Антропологическая форма не оформляет некоторое содержание, но учреждает его. Она имеет дело не со чтойностью, но даёт эту чтой-ность. Как умение танцевать позволяет появиться чуду танца. Порыв, вызванный ритмом и звуком, недостаточен для того, чтобы родиться танцу. Танец - это то, что требует знания рисунка и законов, владения телом посредством правил. И лишь в этих правилах порыв транс-фор-мируется в образ. Подобно тому субъективность без формы - это парализованная субъективность, маета разрозненных состояний. Между субъективностью и сознанием простирается такой же принципиальный разрыв, как между эмоциональным порывом и художественным образом, между трепетом души и стихотворением, негодованием и мыслью, современной девушкой и тургеневской девушкой, капризным «хочу» и любовью, между «ничто» и «что», ибо первично субъективность есть нескончаемая череда замкнутых на себя состояний. Форма размыкает состояния, сплетая их в единое целое. Она заставляет их менять причинность, исходя из её собственной логики. Она длит каждое движение души, вскрывает максимум его мощи и присваивает ему смысл. Актуализация целого формы даёт жизнь субъективности как сознания. Субъективность жаждет формы, как жаждет научиться танцевать глядящий на танец со стороны. Вне формы субъективность обречена на частность.

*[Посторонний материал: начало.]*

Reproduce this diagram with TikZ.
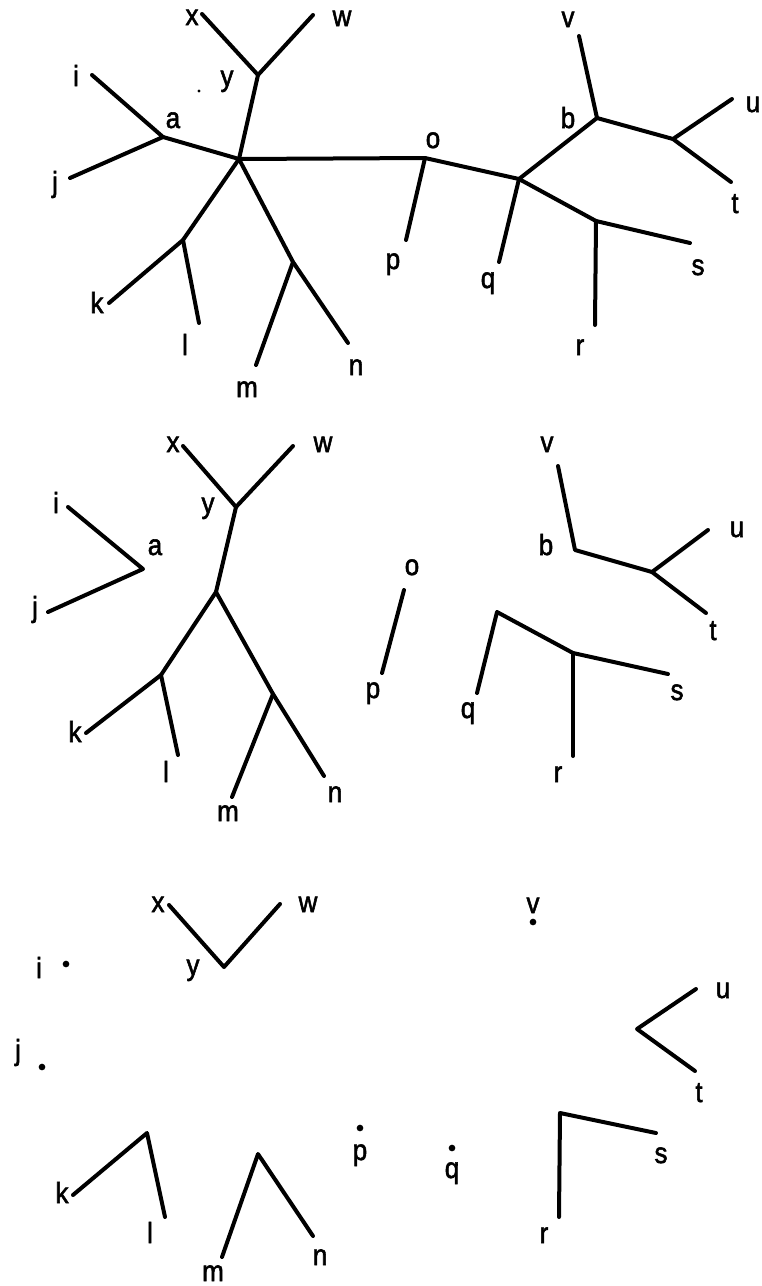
\documentclass[tikz,border=0pt]{standalone}
\usepackage{fontspec}
\setmainfont{Liberation Sans}
\newfontfamily\labfont{Liberation Sans}[FakeBold=2]
\newcommand{\tallx}[1]{\scalebox{1}[1.12]{#1}}
\begin{document}
\begin{tikzpicture}[x=0.75pt,y=-0.75pt,
  edge/.style={line width=3pt, line cap=round, line join=round},
  lab/.style={anchor=base, inner sep=0pt, font=\labfont\fontsize{19.5}{19.5}\selectfont},
  dotnode/.style={circle, fill=black, inner sep=0pt, minimum size=5pt},
  speck/.style={circle, fill=black, inner sep=0pt, minimum size=2.4pt}]
\useasboundingbox (0,0) rectangle (762,1286);

% ---------------- top tree ----------------
\coordinate (Ax) at (202,14);   \coordinate (Aw) at (313,15);
\coordinate (Ay) at (258,75);   \coordinate (Ac) at (239,159);
\coordinate (Ai) at (92,75);    \coordinate (Aa) at (163,137);
\coordinate (Aj) at (70,178);
\coordinate (Akl) at (183,240); \coordinate (Ak) at (109,303);
\coordinate (Al) at (199,323);
\coordinate (Amn) at (293,262); \coordinate (Am) at (256,365);
\coordinate (An) at (348,343);
\coordinate (Ao) at (425,158);  \coordinate (Ap) at (406,240);
\coordinate (AQ) at (519,179);  \coordinate (Aq) at (499,262);
\coordinate (Ab) at (597,118);  \coordinate (Av) at (579,36);
\coordinate (Aut) at (673,139); \coordinate (Au) at (732,99);
\coordinate (At) at (731,182);
\coordinate (Ars) at (596,221); \coordinate (As) at (690,243);
\coordinate (Ar) at (595,325);

\draw[edge] (Ax) -- (Ay) -- (Aw);
\draw[edge] (Ay) -- (Ac);
\draw[edge] (Ai) -- (Aa) -- (Aj);
\draw[edge] (Aa) -- (Ac);
\draw[edge] (Ac) -- (Akl) -- (Ak);
\draw[edge] (Akl) -- (Al);
\draw[edge] (Ac) -- (Amn) -- (Am);
\draw[edge] (Amn) -- (An);
\draw[edge] (Ac) -- (Ao) -- (Ap);
\draw[edge] (Ao) -- (AQ) -- (Aq);
\draw[edge] (AQ) -- (Ab) -- (Av);
\draw[edge] (Ab) -- (Aut) -- (Au);
\draw[edge] (Aut) -- (At);
\draw[edge] (AQ) -- (Ars) -- (As);
\draw[edge] (Ars) -- (Ar);
\node[speck] (Aspeck) at (199,91) {};

\node[lab] (LAx) at (192,25) {\tallx{x}};
\node[lab] (LAw) at (342,26) {\tallx{w}};
\node[lab] (LAi) at (76,86) {\tallx{i}};
\node[lab] (LAy) at (227,86) {\tallx{y}};
\node[lab] (LAa) at (173,128) {\tallx{a}};
\node[lab] (LAj) at (55,192) {\tallx{j}};
\node[lab] (LAk) at (97,313) {\tallx{k}};
\node[lab] (LAl) at (185,355) {\tallx{l}};
\node[lab] (LAm) at (247,397) {\tallx{m}};
\node[lab] (LAn) at (356,375) {\tallx{n}};
\node[lab] (LAo) at (433,148) {\tallx{o}};
\node[lab] (LAp) at (393,269) {\tallx{p}};
\node[lab] (LAq) at (488,288) {\tallx{q}};
\node[lab] (LAb) at (568,128) {\tallx{b}};
\node[lab] (LAv) at (568,27) {\tallx{v}};
\node[lab] (LAu) at (753,112) {\tallx{u}};
\node[lab] (LAt) at (735,213) {\tallx{t}};
\node[lab] (LAs) at (698,275) {\tallx{s}};
\node[lab] (LAr) at (580,355) {\tallx{r}};

% ---------------- middle ----------------
\coordinate (Bx) at (183,446);  \coordinate (Bw) at (293,446);
\coordinate (By) at (236,507);  \coordinate (Bc) at (216,592);
\coordinate (Bkl) at (161,675); \coordinate (Bk) at (86,733);
\coordinate (Bl) at (178,755);
\coordinate (Bmn) at (273,694); \coordinate (Bm) at (232,797);
\coordinate (Bn) at (324,776);
\coordinate (Bi) at (68,507);   \coordinate (Ba) at (143,569);
\coordinate (Bj) at (48,612);
\coordinate (Bo) at (404,590);  \coordinate (Bp) at (382,673);
\coordinate (Bv) at (558,466);  \coordinate (Bb) at (575,550);
\coordinate (But) at (652,572); \coordinate (Bu) at (708,530);
\coordinate (Bt) at (706,613);
\coordinate (BQ) at (497,612);  \coordinate (Bq) at (477,693);
\coordinate (Brs) at (573,653); \coordinate (Bs) at (668,674);
\coordinate (Br) at (573,756);

\draw[edge] (Bx) -- (By) -- (Bw);
\draw[edge] (By) -- (Bc);
\draw[edge] (Bc) -- (Bkl) -- (Bk);
\draw[edge] (Bkl) -- (Bl);
\draw[edge] (Bc) -- (Bmn) -- (Bm);
\draw[edge] (Bmn) -- (Bn);
\draw[edge] (Bi) -- (Ba) -- (Bj);
\draw[edge] (Bo) -- (Bp);
\draw[edge] (Bv) -- (Bb) -- (But) -- (Bu);
\draw[edge] (But) -- (Bt);
\draw[edge] (Bq) -- (BQ) -- (Brs) -- (Bs);
\draw[edge] (Brs) -- (Br);

\node[lab] (LBx) at (173,452) {\tallx{x}};
\node[lab] (LBw) at (323,452) {\tallx{w}};
\node[lab] (LBi) at (56,513) {\tallx{i}};
\node[lab] (LBy) at (208,513) {\tallx{y}};
\node[lab] (LBa) at (155,555) {\tallx{a}};
\node[lab] (LBj) at (35,617) {\tallx{j}};
\node[lab] (LBk) at (75,742) {\tallx{k}};
\node[lab] (LBl) at (166,782) {\tallx{l}};
\node[lab] (LBm) at (228,821) {\tallx{m}};
\node[lab] (LBn) at (335,802) {\tallx{n}};
\node[lab] (LBp) at (373,698) {\tallx{p}};
\node[lab] (LBo) at (412,575) {\tallx{o}};
\node[lab] (LBv) at (547,452) {\tallx{v}};
\node[lab] (LBb) at (546,555) {\tallx{b}};
\node[lab] (LBu) at (737,537) {\tallx{u}};
\node[lab] (LBt) at (713,640) {\tallx{t}};
\node[lab] (LBq) at (468,718) {\tallx{q}};
\node[lab] (LBs) at (677,700) {\tallx{s}};
\node[lab] (LBr) at (558,782) {\tallx{r}};

% ---------------- bottom ----------------
\coordinate (Cx) at (169,905);  \coordinate (Cw) at (280,904);
\coordinate (Cy) at (224,967);
\coordinate (Ckl) at (147,1133); \coordinate (Ck) at (73,1195);
\coordinate (Cl) at (165,1217);
\coordinate (Cmn) at (258,1154); \coordinate (Cm) at (222,1257);
\coordinate (Cn) at (313,1236);
\coordinate (Cut) at (637,1029); \coordinate (Cu) at (696,989);
\coordinate (Ct) at (695,1071);
\coordinate (Crs) at (560,1113); \coordinate (Cs) at (656,1133);
\coordinate (Cr) at (559,1217);

\draw[edge] (Cx) -- (Cy) -- (Cw);
\draw[edge] (Ck) -- (Ckl) -- (Cl);
\draw[edge] (Cm) -- (Cmn) -- (Cn);
\draw[edge] (Cu) -- (Cut) -- (Ct);
\draw[edge] (Cr) -- (Crs) -- (Cs);

\node[dotnode] (Ci) at (66,964) {};
\node[dotnode] (Cj) at (42,1067) {};
\node[dotnode] (Cp) at (360,1128) {};
\node[dotnode] (Cq) at (452,1148) {};
\node[dotnode] (Cv) at (533,922) {};

\node[lab] (LCx) at (158,912) {\tallx{x}};
\node[lab] (LCw) at (308,912) {\tallx{w}};
\node[lab] (LCi) at (39,978) {\tallx{i}};
\node[lab] (LCy) at (193,975) {\tallx{y}};
\node[lab] (LCj) at (18,1060) {\tallx{j}};
\node[lab] (LCk) at (62,1203) {\tallx{k}};
\node[lab] (LCl) at (150,1243) {\tallx{l}};
\node[lab] (LCm) at (213,1281) {\tallx{m}};
\node[lab] (LCn) at (320,1265) {\tallx{n}};
\node[lab] (LCp) at (360,1160) {\tallx{p}};
\node[lab] (LCv) at (533,913) {\tallx{v}};
\node[lab] (LCu) at (723,998) {\tallx{u}};
\node[lab] (LCt) at (699,1102) {\tallx{t}};
\node[lab] (LCs) at (661,1163) {\tallx{s}};
\node[lab] (LCq) at (452,1178) {\tallx{q}};
\node[lab] (LCr) at (544,1243) {\tallx{r}};
\end{tikzpicture}
\end{document}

Если человек - это существо, которое нуждается в форме, то тогда возникает вопрос: что может послужить такой формой? Что соответствует требованиям всеохватываемости, пластичности, универсальности, единственности, центрированности, сохранения свободы человека? Этим требованиям соответствует Абсолют. Почему Абсолют есть антропологическая форма?
Пустота размером с Бога
Сартр говорил, что у человека в душе есть дыра размером с Бога. Независимо от него архиепископ Майкл Рамзей Кентерберийский однажды в проповеди сказал, что в каждом человеке есть пустота, которая по форме, размерам, глубине может быть заполнена только Богом [17, с. 431]. Эти образы отражают суть антропологического феномена, которая заключена в неколичественной бесконечности субъективности. Субъективность - это сама себя не знающая бесконечность. Её бесконечность имеет трансцендентное миру измерение. Знание себя говорит о присутствии сознания, то есть Формы, позволяющей говорить о феномене человек. Субъективность, приуроченная к конечности тела, способна иметь дело со своей бесконечностью только благодаря Форме, то есть тому, что позволяет в конечном удерживать бесконечность, даруя полноту самого себя. Эту бесконечность субъективности, бездонную глубину и пустынную пустоту, способна ухватить только Форма Бог как трансцендентный Абсолют. Только Абсолют способен вобрать в себя все грани субъективности и раскрыть горизонт трансцендентного. Только культ может организовать жизнь субъективности, исходя из Абсолюта. Бог и культ, неразрывно связанные, являются антропологической формой - Бог как жизнь, культ как тело жизни, позволяющее конечному человеку соответствовать своей истине бесконечного.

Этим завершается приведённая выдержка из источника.